As a country, we have an opportunity to increase our level of forest cover and realise all the benefits that forestry has to offer. However, to achieve this we need a vision for the future of forestry that enjoys broad public support. Forestry is a long-term commitment and decisions taken today have consequences far into the future. We therefore need to focus on identifying a vision for forestry that responds to the challenges we face in the century ahead. In my view the vision of the future of forestry can, and should, be inspiring and appealing, but it also needs to be realisable and sustainable. This is where balancing the economic, social and environmental dimensions of forestry is crucial.
In this context it is important that we recognise that managed forests are highly efficient at sequestering carbon. As forests grow and mature the rate at which they sequester new carbon eventually begins to decline. The advantage of an actively managed forest is that when trees mature, they are removed and replaced by new young trees, which are more effective at absorbing new carbon, thus starting the cycle again.
Actively managed plantation forests have a really important role to play in tackling climate change. This is due to their triple benefit whereby in the first instance trees sequester carbon as the tree grows. This carbon is then locked away in timber products when the mature tree is harvested thereby providing a second benefit. Timber products substitute other carbon heavy products like concrete or steel.

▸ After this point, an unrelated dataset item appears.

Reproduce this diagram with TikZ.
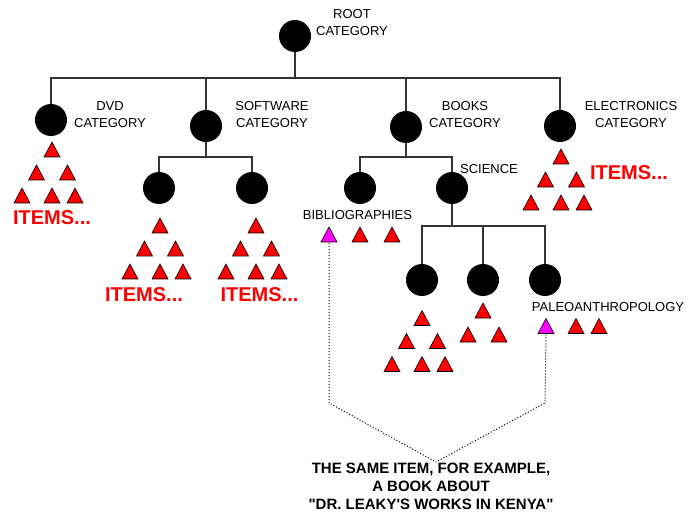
\documentclass[tikz,border=0pt]{standalone}
\usepackage{fontspec}
\setmainfont{Liberation Sans}
\newfontfamily\notefont{Liberation Sans}
\definecolor{linegray}{HTML}{333333}
\definecolor{magentatri}{HTML}{FF00FF}
\newcommand\mypyramid[2]{%
  \foreach \dx/\dy in {0/0,-15.5/23,15.5/23,-30/46,0/46,23/46}
    \pic at (#1+\dx,#2+\dy) {tri=red};}
\begin{document}
\begin{tikzpicture}[x=1pt,y=-1pt,
  cat/.style={circle,fill=black,minimum size=32pt,inner sep=0pt},
  lbl/.style={font=\fontsize{13}{17}\selectfont,align=center,inner sep=0pt},
  items/.style={font=\fontsize{20}{24}\selectfont\bfseries,text=red,inner sep=0pt},
  note/.style={font=\notefont\fontsize{15}{18}\selectfont\bfseries,align=center,inner sep=0pt},
  link/.style={draw=linegray,line width=1.3pt},
  same/.style={draw=black,line width=1pt,dash pattern=on 1pt off 2pt},
  pics/tri/.style={code={\filldraw[fill=#1,draw=black,line width=0.6pt]
      (-8,7.5) -- (8,7.5) -- (0,-7.5) -- cycle;}}]
\useasboundingbox (0,0) rectangle (691,513);

% category nodes
\node[cat] (root) at (295,36) {};
\node[cat] (dvd) at (51,120) {};
\node[cat] (soft) at (206,126) {};
\node[cat] (books) at (406,127) {};
\node[cat] (elec) at (560,126) {};
\node[cat] (s1) at (159,188) {};
\node[cat] (s2) at (252,188) {};
\node[cat] (bib) at (360,188) {};
\node[cat] (sci) at (452,188) {};
\node[cat] (c1) at (422,280) {};
\node[cat] (c2) at (483,280) {};
\node[cat] (paleo) at (545,280) {};

% bus coordinates
\coordinate (bus0) at (295,78);
\coordinate (bus1) at (206,157);
\coordinate (bus2) at (406,157);
\coordinate (bus3) at (452,226);

% connectors
\draw[link] (root) -- (bus0);
\draw[link] (bus0) -| (dvd);
\draw[link] (bus0) -| (soft);
\draw[link] (bus0) -| (books);
\draw[link] (bus0) -| (elec);
\draw[link] (soft) -- (bus1);
\draw[link] (bus1) -| (s1);
\draw[link] (bus1) -| (s2);
\draw[link] (books) -- (bus2);
\draw[link] (bus2) -| (bib);
\draw[link] (bus2) -| (sci);
\draw[link] (sci) -- (bus3);
\draw[link] (bus3) -| (c1);
\draw[link] (bus3) -| (c2);
\draw[link] (bus3) -| (paleo);

% labels
\node[lbl] (lroot) at (352,22.5) {ROOT\\CATEGORY};
\node[lbl] (ldvd) at (110,115) {DVD\\CATEGORY};
\node[lbl] (lsoft) at (272,115) {SOFTWARE\\CATEGORY};
\node[lbl] (lbooks) at (465,115) {BOOKS\\CATEGORY};
\node[lbl] (lelec) at (631,115) {ELECTRONICS\\CATEGORY};
\node[lbl] (lsci) at (489,169) {SCIENCE};
\node[lbl] (lbib) at (357.5,215) {BIBLIOGRAPHIES};
\node[lbl] (lpaleo) at (608,307) {PALEOANTHROPOLOGY};

% item pyramids
\mypyramid{52}{149.5}
\mypyramid{160}{225.5}
\mypyramid{256}{225.5}
\mypyramid{561}{156.5}
\mypyramid{422}{318}
\pic at (483,310.5) {tri=red};
\pic at (468,334.5) {tri=red};
\pic at (499,334.5) {tri=red};

% bibliographies and paleoanthropology items
\pic at (329,234.5) {tri=magentatri};
\pic at (360,234.5) {tri=red};
\pic at (392,234.5) {tri=red};
\pic at (546,326) {tri=magentatri};
\pic at (576,326) {tri=red};
\pic at (599,326) {tri=red};

% ITEMS labels
\node[items] (i1) at (52,217.5) {ITEMS...};
\node[items] (i2) at (144,294.5) {ITEMS...};
\node[items] (i3) at (259.5,294.5) {ITEMS...};
\node[items] (i4) at (629,172.5) {ITEMS...};

% note and dotted connectors
\node[note] (same) at (431,486) {THE SAME ITEM, FOR EXAMPLE,\\A BOOK ABOUT\\"DR. LEAKY'S WORKS IN KENYA"};
\coordinate (m1) at (329,243);
\coordinate (m2) at (546,334.5);
\coordinate (k1) at (329,403);
\coordinate (k2) at (545,403);
\coordinate (meet) at (436,462);
\draw[same] (m1) -- (k1) -- (meet);
\draw[same] (m2) -- (k2) -- (meet);
\end{tikzpicture}
\end{document}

As the transition to a low carbon economy begins to take hold, we are already seeing innovative new applications of wood fibre and it is likely this trend will accelerate as the circular economy and the bioeconomy scale up and become mainstream. In continental Europe, we are already seeing engineered timber construction being deployed in high-rise structures and wood-based products being developed to replace plastics and synthetic textiles.
At Coillte, we are committed to building on the momentum we have achieved in recent years to contribute further to Ireland's approach to forestry, climate change and the use of our natural resources for the greater good of Irish citizens. The challenge, as we see it, is to continue to get the balance right between the commercial, environmental and social or recreational dividend from forests in the ever-evolving world in which we operate. We are always looking to strike the right balance and for us, it is about planting the right tree in the right place with the right objective.
Today, we manage one fifth of our estate primarily for biodiversity purposes. In order to underpin how we are responding to changing societal demands, we recently established a new non-profit entity, Coillte Nature, which will focus exclusively on increasing the delivery of non-commercial woodlands, undertaking major biodiversity projects and large-scale forest conversion projects. Forestry has never been more relevant than it is today. Our objective is to work collaboratively with the Government, the Oireachtas, this committee, our customers and the public to ensure we optimise the contribution Coillte can make in the years ahead. My colleagues and I look forward to elaborating further on the points made in this short opening statement and to answering any questions members may have.